Lawsuits usually travel in one direction. Automakers get sued, over recalls, warranty disputes, franchise disagreements. The script practically writes itself. This time, somebody handed it back and said: not today. Stellantis Financial Services has filed suit against Sky Auto Mall, an Iowa dealership with locations in Newhall and Center Point, and its owners Igor, Yelena, and Alex Tovstanovsky.
The allegation? A multimillion-dollar inventory financing fraud built on a practice the industry calls “double flooring”. Which sounds almost elegant until you realize what it actually means.

Here’s how floorplan financing works.

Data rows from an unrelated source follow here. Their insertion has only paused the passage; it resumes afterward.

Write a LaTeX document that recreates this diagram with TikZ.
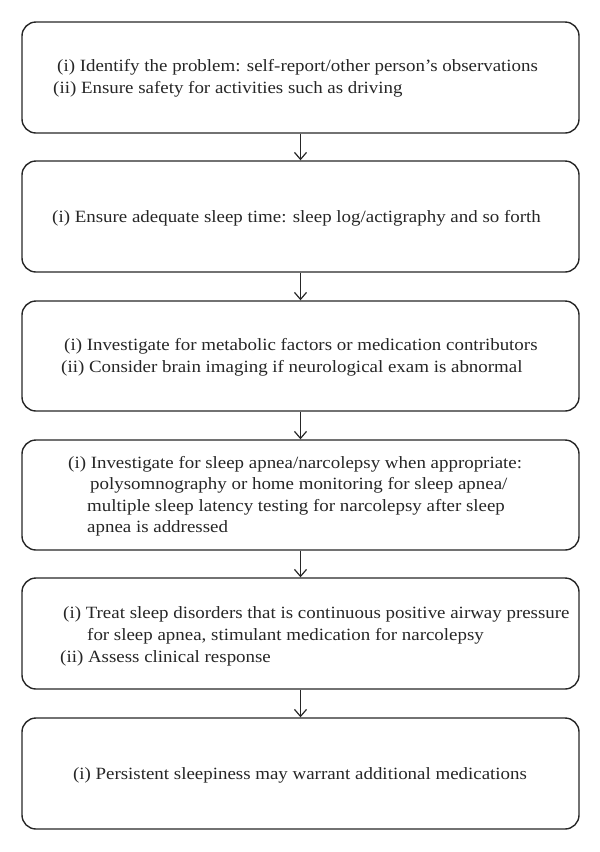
\documentclass[tikz,border=0pt]{standalone}
\usepackage{fontspec}
\setmainfont{Liberation Serif}[FakeStretch=1.10]
\usetikzlibrary{arrows.meta}
\definecolor{ink}{HTML}{262626}
\tikzset{
  box/.style={draw=ink, line width=1.4pt, rounded corners=14pt, minimum width=557pt, inner sep=0pt},
  txt/.style={anchor=base west, inner sep=0pt, text=ink, font=\fontsize{17.2}{20}\selectfont},
  ctxt/.style={anchor=base, inner sep=0pt, text=ink, font=\fontsize{17.2}{20}\selectfont},
  flow/.style={draw=ink, line width=1.2pt, -{Straight Barb[length=7pt,width=12pt]}}
}
\begin{document}
\begin{tikzpicture}[x=1pt,y=-1pt]
\useasboundingbox (0,0) rectangle (600,852);
% boxes
\node[box, minimum height=111pt] (b1) at (300.5,77.5) {};
\node[box, minimum height=111pt] (b2) at (300.5,216.5) {};
\node[box, minimum height=110pt] (b3) at (300.5,356) {};
\node[box, minimum height=110pt] (b4) at (300.5,495) {};
\node[box, minimum height=111pt] (b5) at (300.5,633.5) {};
\node[box, minimum height=111pt] (b6) at (300.5,773.5) {};
% texts
\node[txt] (t1a) at (57,71.5) {(i) Identify the problem: self-report/other person’s observations};
\node[txt] (t1b) at (53,93.5) {(ii) Ensure safety for activities such as driving};
\node[txt] (t2a) at (52,222) {(i) Ensure adequate sleep time: sleep log/actigraphy and so forth};
\node[txt] (t3a) at (64,350.5) {(i) Investigate for metabolic factors or medication contributors};
\node[txt] (t3b) at (61,372.5) {(ii) Consider brain imaging if neurological exam is abnormal};
\node[txt] (t4a) at (68,468) {(i) Investigate for sleep apnea/narcolepsy when appropriate:};
\node[txt] (t4b) at (90,489.5) {polysomnography or home monitoring for sleep apnea/};
\node[txt] (t4c) at (87,511) {multiple sleep latency testing for narcolepsy after sleep};
\node[txt] (t4d) at (87,532.5) {apnea is addressed};
\node[txt] (t5a) at (63,618) {(i) Treat sleep disorders that is continuous positive airway pressure};
\node[txt] (t5b) at (87,640) {for sleep apnea, stimulant medication for narcolepsy};
\node[txt] (t5c) at (60,662) {(ii) Assess clinical response};
\node[ctxt] (t6a) at (300,779) {(i) Persistent sleepiness may warrant additional medications};
% arrows
\draw[flow] (b1.south) -- (b2.north);
\draw[flow] (b2.south) -- (b3.north);
\draw[flow] (b3.south) -- (b4.north);
\draw[flow] (b4.south) -- (b5.north);
\draw[flow] (b5.south) -- (b6.north);
\end{tikzpicture}
\end{document}
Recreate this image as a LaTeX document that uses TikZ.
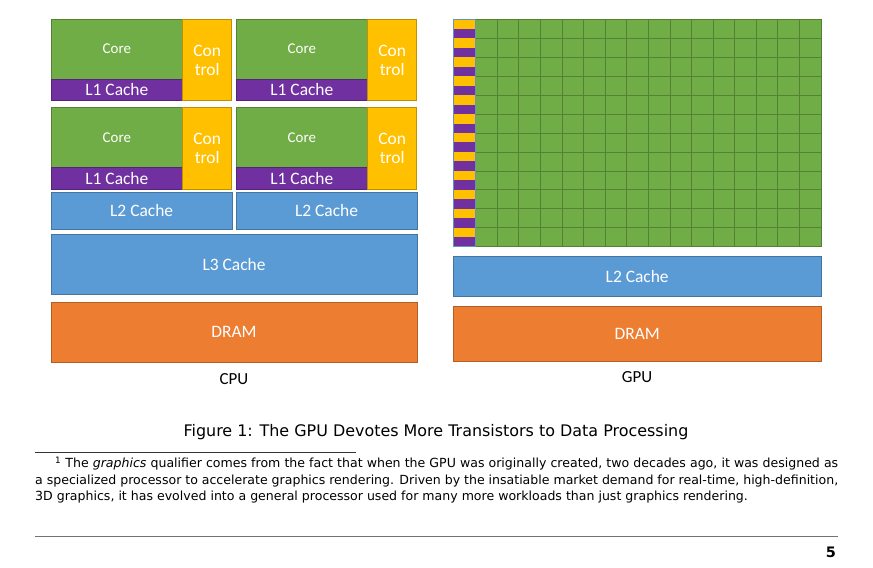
\documentclass[tikz,border=0pt]{standalone}
\usepackage{fontspec}
\setmainfont{DejaVu Sans}
\newfontfamily\boxfont{Carlito}
\definecolor{coreg}{HTML}{70AD47}
\definecolor{ctrly}{HTML}{FFC000}
\definecolor{lonep}{HTML}{7030A0}
\definecolor{cacheb}{HTML}{5B9BD5}
\definecolor{dramo}{HTML}{ED7D31}
\definecolor{gridg}{HTML}{548235}
\tikzset{
  blk/.style={draw=#1!75!black, fill=#1, line width=0.6pt, inner sep=0pt, outer sep=0pt,
    anchor=north west, text=white, font=\boxfont\fontsize{17.5}{19}\selectfont},
  gridline/.style={draw=gridg, line width=0.8pt},
  lbl/.style={font=\boxfont\fontsize{17}{19}\selectfont},
  fnline/.style={anchor=base west, inner sep=0pt, font=\fontsize{12.6}{14}\selectfont}
}
% one CPU core: core, L1 cache and control
\newcommand{\cpucore}[3]{%
  \node[blk=coreg, minimum width=131.7bp, minimum height=59.7bp,
    font=\boxfont\fontsize{15}{17}\selectfont] (#1core) at (#2,#3) {Core};
  \node[blk=lonep, minimum width=131.7bp, minimum height=21.7bp] (#1lone) at (#1core.south west) {L1 Cache};
  \node[blk=ctrly, minimum width=49bp, minimum height=81.4bp, align=center] (#1ctrl) at (#1core.north east) {Con\\trol};
}
\begin{document}
\begin{tikzpicture}[x=1bp, y=-1bp]
\useasboundingbox[fill=white] (0,0) rectangle (873,568);
% CPU
\cpucore{a}{51}{19.3}
\cpucore{b}{236}{19.3}
\cpucore{c}{51}{107.7}
\cpucore{d}{236}{107.7}
\node[blk=cacheb, minimum width=181.3bp, minimum height=37bp] (cpultwoa) at (51,192.3) {L2 Cache};
\node[blk=cacheb, minimum width=181bp, minimum height=37bp] (cpultwob) at (236,192.3) {L2 Cache};
\node[blk=cacheb, minimum width=366bp, minimum height=59.7bp] (cpulthree) at (51,234.3) {L3 Cache};
\node[blk=dramo, minimum width=366bp, minimum height=59.3bp] (cpudram) at (51,302.7) {DRAM};
\node[lbl] (cpulabel) at (234,379) {CPU};
% GPU
\node[blk=coreg, draw=gridg, minimum width=345.3bp, minimum height=227.4bp] (gpucores) at (475.7,19.3) {};
\foreach \j in {1,...,15}
  \draw[gridline] (475.7+\j*21.58,19.3) -- ++(0,227.4);
\foreach \i in {1,...,11}
  \draw[gridline] (475.7,19.3+\i*18.95) -- ++(345.3,0);
\foreach \i in {0,...,11}{
  \fill[ctrly] (453.3,19.3+\i*18.95) rectangle ++(22.4,9.47);
  \fill[lonep] (453.3,28.77+\i*18.95) rectangle ++(22.4,9.48);
}
\draw[cacheb!70!gray, line width=0.6pt] (453.3,19.3) rectangle (475.7,246.7);
\node[blk=cacheb, minimum width=367.7bp, minimum height=40bp] (gpultwo) at (453.3,256.7) {L2 Cache};
\node[blk=dramo, minimum width=367.7bp, minimum height=55bp] (gpudram) at (453.3,306.7) {DRAM};
\node[lbl] (gpulabel) at (637,377) {GPU};
% caption, footnote and page foot
\node[font=\fontsize{16}{18}\selectfont] (caption) at (436,432) {Figure 1: The GPU Devotes More Transistors to Data Processing};
\draw[black!80, line width=0.6pt] (35,452.3) -- (356,452.3);
\node[fnline] (fnone) at (55,467.5) {\makebox[783bp][s]{\textsuperscript{1} The \textit{graphics} qualifier comes from the fact that when the GPU was originally created, two decades ago, it was designed as}};
\node[fnline] (fntwo) at (35,484) {\makebox[803bp][s]{a specialized processor to accelerate graphics rendering. Driven by the insatiable market demand for real-time, high-definition,}};
\node[fnline] (fnthree) at (35,500.5) {3D graphics, it has evolved into a general processor used for many more workloads than just graphics rendering.};
\draw[black!55, line width=1pt] (35,536) -- (838,536);
\node[font=\bfseries\fontsize{14.5}{16}\selectfont] (pagenum) at (831,552) {5};
\end{tikzpicture}
\end{document}
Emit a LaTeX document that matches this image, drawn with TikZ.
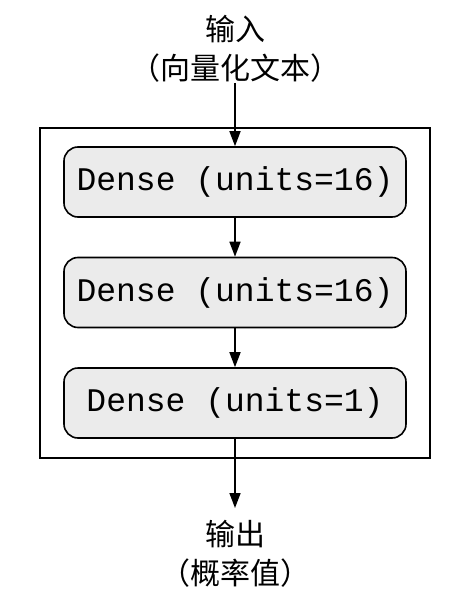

Dealerships borrow money to stock their lots, then repay those loans when the cars sell. Simple, functional, honest. In theory. Sky Auto Mall allegedly took that system and ran it through a photocopier. According to the complaint reported by KCRG, the dealership secured floorplan loans from Stellantis, then obtained additional loans on the same vehicles through other lenders, including Ford Motor Company.
The vehicles were allegedly shuffled between the two lots to keep the scheme from unraveling too quickly, while some cars were sold without repaying the original loans. Leaving roughly $1.4 million in proceeds unaccounted for.

Then there were the books. Two sets of them, Stellantis claims, one reflecting reality, one designed specifically to hide it from creditors. When the alleged fraud surfaced, dealership executives reportedly admitted to deceiving the financial arm of the automaker.
The total claimed, $12.3 million, not counting interest and fees. In a separate motion, Stellantis is also asking the court to authorize the seizure of vehicles, parts, and equipment tied to the financing contract. Assets that court documents suggest could exceed $20 million in value.
The case lands at a particularly awkward moment for traditional dealerships. Online car-buying platforms have been quietly eating away at the brick-and-mortar model for years, shifting more of the transaction digital and reducing the leverage dealers once held over the process. Fraud scandals don’t exactly help rebuild that trust.